Disney's Huge Growth Opportunity
FundamentalsWhat once was a "boring" blue chip has now turned into a flexible, adapting, innovative, and content collecting machine. The bullish argument for Disney is that CEO Bob Iger, by collecting the Star Wars, Pixar and Marvel content into the Disney juggernaut has created a large pool of profits for several years to come. Bulls argue that that the once boring (and stuck) stock is poised for larger revenue, profits and a higher price. Further, the company has recently been saying that ESPN may bypass cable for streaming "eventually." Bob Iger said, "I think eventually ESPN becomes a business that is sold directly to the consumers." This is a crtical innovation given the trouble cable providers are seeing (more on that soon).
A live streaming service for sports events is a beautiful idea, beautiful capitalization on an already powerful asset and yet another creative way Disney has moved from old school to new school and mitigated risk of cable cord cutters. Further, now that Disney owns George Lucas' company, (in 2012) it has loads of money to make in the upcoming Star Wars movies. That's pretty exciting, but there is so much more.
Morgan Stanley's Benjamin Swinburne forecasts that the new Star Wars film could add $2 billion in retail consumer merchandise sales to the franchise's nearly $3 billion in annual sales. That would net Disney an incremental $200 million in license fees. Disney should also clear about $100 million in video game revenue in 2016, Swinburne estimates (Source: TheStreet.com).
The company got the cover story in the May 30th publication of Barron's where author Jack Hough notes that the firm "is a wizard at wringing profits from its theme parks and cruises, hit films and merchandise sales." Here's a chart of revenue (TTM) in the blue bars and net income (TTM) in the orange line. Note that both are at all-time highs.
But there's more...
Even though the firm makes money from theme parks, movie tickets and toy and game licenses, let us not lose the forest for the trees: Disney's media division is the single biggest business segment, accounting for more than half of all earnings (Source: Motley Fool) . Media networks generate cash through distribution fees, like the ones Disney charges cable companies for the right to carry channels like ESPN and Disney. But, as we all know, the the media business (and in particular the cable business) is getting disrupted in a rather abrupt way. According to the Motley Fool:
"The number of households subscribing to huge cable packages is down, and people are spending less time watching broadcast TV -- even if they're spending more time watching TV overall. So, Disney is having trouble finding growth in its biggest business: Operating profits there are up just 1.5% through the last nine months, compared to 19% for the rest of the business."
Source: Motley Fool
Now recall the possibility of spinning ESPN into a product that gets sold directly to consumers and bypases cable altogether. That's a solid hedge for the firm from the larger scale issue with cable providers. On the other hand, we do have a very bullish phenomenon where consumer products sales are growing massively with a 37% growth in profit over the most recent three quarters. As we stated earlier, its been pure "wizardry" that has put together Frozen, Avengers and Star Wars product lines under one roof and the profits should be quite large.
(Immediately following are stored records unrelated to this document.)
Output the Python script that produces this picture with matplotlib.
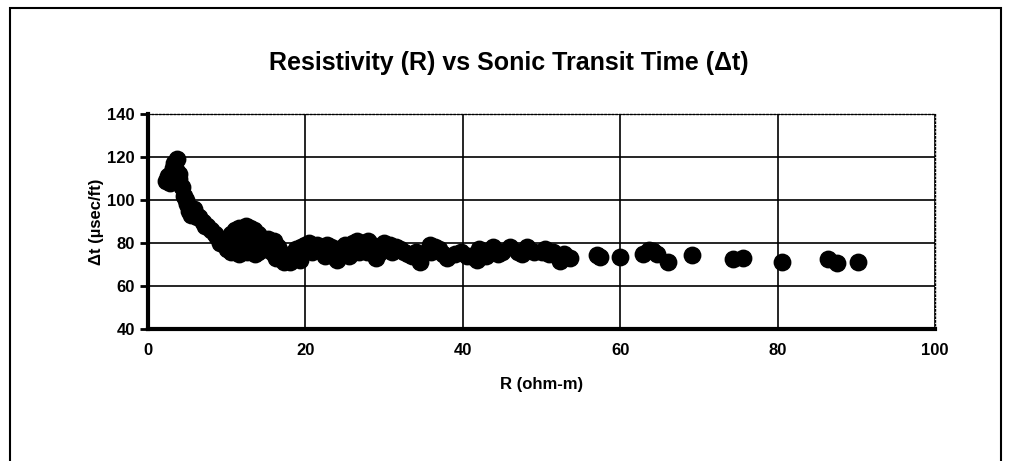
import matplotlib
matplotlib.use("Agg")
import matplotlib.pyplot as plt
from matplotlib.patches import Rectangle

# resistivity (ohm-m) and sonic transit time (usec/ft)
r_ohm = [2.3, 2.6, 3.0, 3.3, 3.7, 3.5, 4.0, 4.3, 4.6, 5.0, 5.2, 5.5, 6.0, 6.5,
         7.0, 7.5, 8.0, 8.5, 9.0, 9.5, 10.0, 10.5, 11.0, 11.5, 12.0, 12.5, 13.0,
         13.5, 14.0, 10.2, 11.0, 12.0, 13.0, 14.0, 15.0, 15.5, 16.0, 16.5, 17.0,
         17.5, 18.0, 18.5, 19.0, 19.5, 20.0, 20.5, 21.0, 22.0, 23.0, 23.5, 24.0,
         24.5, 25.0, 26.0, 26.5, 27.0, 28.0, 28.5, 29.0, 30.0, 30.5, 31.0, 32.0,
         33.0, 34.0, 34.6, 35.8, 36.5, 37.0, 38.0, 39.0, 39.8, 41.0, 41.8, 42.5,
         43.8, 45.0, 46.0, 47.0, 48.2, 49.0, 50.0, 51.0, 52.3, 52.8, 53.6, 57.0,
         57.4, 60.0, 62.9, 63.6, 64.2, 64.7, 66.1, 69.1, 74.3, 75.6, 80.6, 86.4,
         87.5, 90.2,
         # denser part of the cloud
         2.8, 3.2, 3.9, 4.8, 5.8, 6.2, 7.2, 8.8, 9.8, 10.8, 11.3, 12.3, 12.8,
         13.3, 14.5, 15.2, 10.6, 11.6, 12.6, 13.6, 14.6, 15.8, 16.3, 16.8, 17.3,
         18.2, 18.8, 19.3, 21.5, 22.5, 23.2, 24.2, 25.5, 26.8, 27.5, 29.5, 31.5,
         32.5, 33.5, 36.0, 37.5, 40.5, 42.0, 43.0, 44.5, 47.5, 50.5, 51.5, 14.8,
         16.0, 20.8, 22.8, 25.8, 27.8, 30.8, 9.2, 10.0]
dt_usec = [109, 111, 113, 117, 119, 114, 110, 106, 102, 98, 95, 93, 94, 92,
           90, 88, 86, 84, 82, 81, 80, 84, 86, 87, 85, 88, 87,
           86, 84, 78, 77, 79, 78, 76, 77, 80, 79, 78, 74,
           72, 71, 73, 75, 78, 79, 80, 78, 77, 76, 74, 72,
           76, 79, 80, 81, 78, 81, 79, 73, 80, 77, 76, 77,
           75, 76, 71, 79, 78, 77, 73, 75, 76, 74, 72, 75,
           78, 76, 78, 76, 78, 76, 76, 75, 71.6, 75, 73, 74.4,
           73.5, 73.5, 75, 76.7, 76.5, 75, 71, 74.4, 72.5, 73, 71, 72.5,
           70.7, 71,
           108, 115, 112, 100, 96, 92, 88, 83, 79, 82, 80, 83, 81,
           83, 79, 82, 76, 75, 76, 75, 77, 76, 73, 76, 71,
           75, 77, 72, 79, 74, 78, 77, 74, 76, 80, 76, 78,
           76, 74, 76, 75, 74, 77, 74, 75, 75, 77, 76, 82,
           81, 76, 79, 77, 76, 79, 80, 77]

x_ticks = [0, 20, 40, 60, 80, 100]
y_ticks = [40, 60, 80, 100, 120, 140]

plt.rcParams['font.family'] = ['Liberation Sans', 'DejaVu Sans']

fig = plt.figure(figsize=(10.18, 4.61), dpi=100)
fig.patches.append(Rectangle((10 / 1018, -0.05), (1001 - 10) / 1018, 1.05 - 8 / 461,
                             transform=fig.transFigure, fill=False,
                             edgecolor='black', linewidth=1.5))

ax = fig.add_axes([0.1454, 0.2863, 0.9185 - 0.1454, 0.7527 - 0.2863])
ax.scatter(r_ohm, dt_usec, s=140, color='black', zorder=3)

ax.set_xlim(0, 100)
ax.set_ylim(40, 140)
ax.set_xticks(x_ticks)
ax.set_yticks(y_ticks)
ax.grid(True, color='black', linewidth=1.2)
ax.set_axisbelow(True)

for side in ['top', 'right']:
    ax.spines[side].set_linewidth(1.0)
    ax.spines[side].set_linestyle(':')
ax.spines['left'].set_linewidth(3)
ax.spines['bottom'].set_linewidth(3)
ax.tick_params(axis='y', length=6, width=2, direction='out', labelsize=12)
ax.tick_params(axis='x', length=0, labelsize=12, pad=10)
for lab in ax.get_xticklabels() + ax.get_yticklabels():
    lab.set_fontweight('bold')

ax.set_xlabel('R (ohm-m)', fontsize=12, fontweight='bold', labelpad=14)
ax.set_ylabel('\u0394t (\u00b5sec/ft)', fontsize=12, fontweight='bold', labelpad=2)
fig.text(0.5, 0.863, 'Resistivity (R) vs Sonic Transit Time (\u0394t)',
         ha='center', va='center', fontsize=18, fontweight='bold')

fig.savefig('out.png', dpi=100, facecolor='white')
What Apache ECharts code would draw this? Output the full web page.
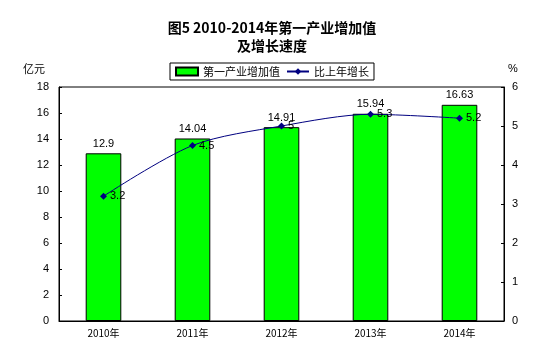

It really wouldn't be a complete story for any multi-national firm without a discussion of China. Disney has built a massive Shanghai resort and the company has already stated that it will hurt earnings in 2016. The bullish argument is that this resort will be a multi-decade profit center once it's up and running given that China's "middle class" will grow from 47 million people in 2010 to 472 million people by 2020, per Bloomberg.
As Disney stock has fallen in the recent months, the company has raised $2.4 billion for a stock buyback program. How's that for a bullish stance from the company?